That phrase is one that many of baseball’s low-budget and bottom dweller teams probably have memorized. They would have to in order to make it through another long season of losing and watching others continue to have success by “buying” a team. So how do some of the small market teams even hope to compete in this age of outrageous contracts? The 2007 season will begin this April with some of the most insane contracts baseball – or any sport for that matter – has ever seen. $126 million over 7 years to a starting pitcher who isn’t even one of the best 15 pitchers in the game? Over $10 million per season to a guy who over his six year career in a pitcher friendly ball park amassed an ERA of 4.65? $14 million per year for an “average” middle of the order guy with a shredded shoulder? With contracts like these for guys that aren’t even close to the best at their position/spot in the order, what hopes do low-budget teams have in competing?
The Minnesota Twins are a perfect example of how you compete. Every year they bring up another group of guys from their farm system to the big leagues and every year it seems they just replenish it with another solid group of youngsters. You put back what you take. So if the Minnesota Twins can pull last season’s AL MVP Justin Morneau, AL batting champion Joe Mauer, and AL Cy Young winner Johan Santana out of it, why can’t someone else?
There are five teams right now that are in a similar spot that the Twins were in back in the mid-late 90’s. Struggling to put out a successful team with very little money and a lot of young players. These five teams are on the brink of exploding with young superstars that can help turn their franchise’s bleak last few years into something for their fans to get excited about. Of the five teams (which I will eventually touch on each of them in the coming weeks), one stands out above them all. While they do have the brightest group, they also have the largest obstacle to over come – their own division.

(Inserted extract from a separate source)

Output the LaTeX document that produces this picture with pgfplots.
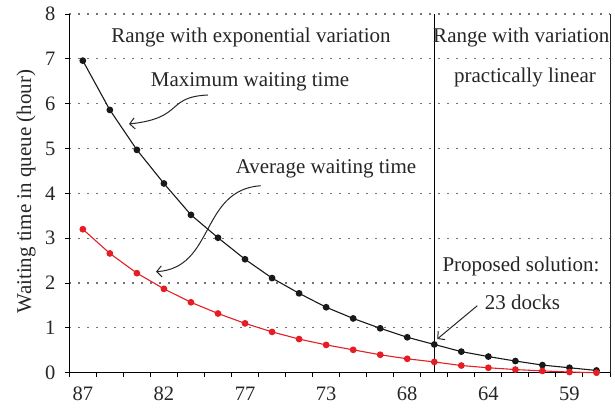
\documentclass[border=0pt]{standalone}
\usepackage{fontspec}
\setmainfont{Liberation Serif}
\usepackage{pgfplots}
\pgfplotsset{compat=1.18}
\usetikzlibrary{arrows.meta}
\definecolor{myred}{RGB}{228,30,36}
\definecolor{myblack}{RGB}{25,25,25}
\begin{document}
\begin{tikzpicture}
\begin{axis}[
  scale only axis, width=540.7pt, height=358.7pt,
  xmin=-0.5, xmax=19.5, ymin=0, ymax=8,
  axis x line*=bottom, axis y line*=left,
  axis line style={line width=1.6pt, -},
  tick align=outside,
  xtick={-0.5,0.5,...,19.5}, xticklabels={},
  extra x ticks={0,3,...,18},
  extra x tick labels={87,82,77,73,68,64,59},
  extra x tick style={major tick length=0pt, xticklabel style={yshift=-11pt}},
  ytick={0,1,...,8},
  yticklabel style={xshift=-6pt},
  major tick length=4.5pt,
  tick style={line width=1pt, black},
  ymajorgrids,
  major grid style={dash pattern=on 1.3pt off 7.7pt, line width=1.2pt, black!55},
  tick label style={font=\fontsize{20.5}{24}\selectfont, text=black!85},
  /pgf/number format/assume math mode=true,
  clip=false,
]
\addplot[myblack, line width=1.1pt, mark=*, mark size=2.8pt, mark options={fill=myblack, draw=myblack}] coordinates {
(0,6.96) (1,5.86) (2,4.97) (3,4.22) (4,3.52) (5,3.01) (6,2.53) (7,2.11) (8,1.77) (9,1.46)
(10,1.21) (11,0.99) (12,0.79) (13,0.63) (14,0.47) (15,0.36) (16,0.26) (17,0.17) (18,0.11) (19,0.05)};
\addplot[myred, line width=1.1pt, mark=*, mark size=2.8pt, mark options={fill=myred, draw=myred}] coordinates {
(0,3.20) (1,2.66) (2,2.22) (3,1.87) (4,1.57) (5,1.32) (6,1.10) (7,0.91) (8,0.75) (9,0.62)
(10,0.51) (11,0.40) (12,0.31) (13,0.24) (14,0.16) (15,0.11) (16,0.07) (17,0.04) (18,0.015) (19,0.0)};
\draw[black, line width=1pt] (axis cs:13,0) -- (axis cs:13,8);
\draw[black!85, line width=1pt] (rel axis cs:1,0) -- (rel axis cs:1,1);
\end{axis}
\begin{scope}[every node/.style={font=\fontsize{21}{25}\selectfont, inner sep=0pt, text=black!85}]
\node[anchor=base] at (181.7pt,330pt) {Range with exponential variation};
\node[anchor=base] at (452pt,330pt) {Range with variation};
\node[anchor=base] at (455.7pt,290pt) {practically linear};
\node[anchor=base] at (180.7pt,285.7pt) {Maximum waiting time};
\node[anchor=base] at (256.7pt,199.4pt) {Average waiting time};
\node[anchor=base] at (451.7pt,101pt) {Proposed solution:};
\node[anchor=base] at (453.2pt,62.7pt) {23 docks};
\node[rotate=90] at (-43.3pt,181.2pt) {Waiting time in queue (hour)};
\end{scope}
\begin{scope}[line width=1pt, black!85, -{Straight Barb[length=5pt,width=11pt]}]
\draw (138.7pt,277.7pt) .. controls (95.7pt,275.7pt) and (115.7pt,254.7pt) .. (59.7pt,248.7pt);
\draw (191.4pt,187pt) .. controls (130.7pt,182.7pt) and (145.7pt,104.7pt) .. (86.7pt,101pt);
\draw (408pt,67pt) -- (368pt,33.7pt);
\end{scope}
\pgfresetboundingbox
\path (-69.3pt,-36.3pt) rectangle (545.7pt,372.7pt);
\end{tikzpicture}
\end{document}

Since the Tampa Bay Devil Rays were born back in 1998, they have always had the unenviable task of playing in the American League East. Between the New York Yankees and Boston Red Sox crowding the top of the division with their enormous payrolls and now the Toronto Blue Jays asserting themselves as a team to be reckoned with, the Devil Rays never really had a chance even before they took the field for the first time. This is not the way a franchise wants to start out.
But through all of their struggles and last place finishes, they have done a superb job of drafting over the past few years. They already have a major league roster filled with great young talent (both through drafting and acquiring prospects) like Scott Kazmir, Jorge Cantu, Rocco Baldelli, and Carl Crawford. This is a very solid group to use as a base.
Between now and the end of the 2009 season, the Rays will also have injected another batch of players that they look to have as crucial parts of their success. Even as soon as this upcoming season, the Rays will have one of, if not the, best young outfields in all of baseball. With the already successful Crawford and Baldelli, their top prospect Delmon Young looks to join the team full time in 2007. While Young has had his share of attitude problems (as an unfortunate number of Rays prospects have), he is looked at as the team’s top hitting prospect. The right fielder should have an immediate impact for the team this season and put up some impressive numbers.
While Young is by far their top prospect, they have a slew of others just waiting to get up to the big leagues. By the end of the 2008 season, Evan Longoria should be at third, Reid Brignac should fill in shortstop, and Jeff Niemann will give them a very solid number two starter behind Kazmir. This group that is about to join the major league roster in the next couple of seasons is going to be something special. If Tampa wasn’t stuck in the aggressive alpha-male battle that is the AL East, they could definitely be an interesting team to watch. In the mean time, they will just have to settle for making some noise.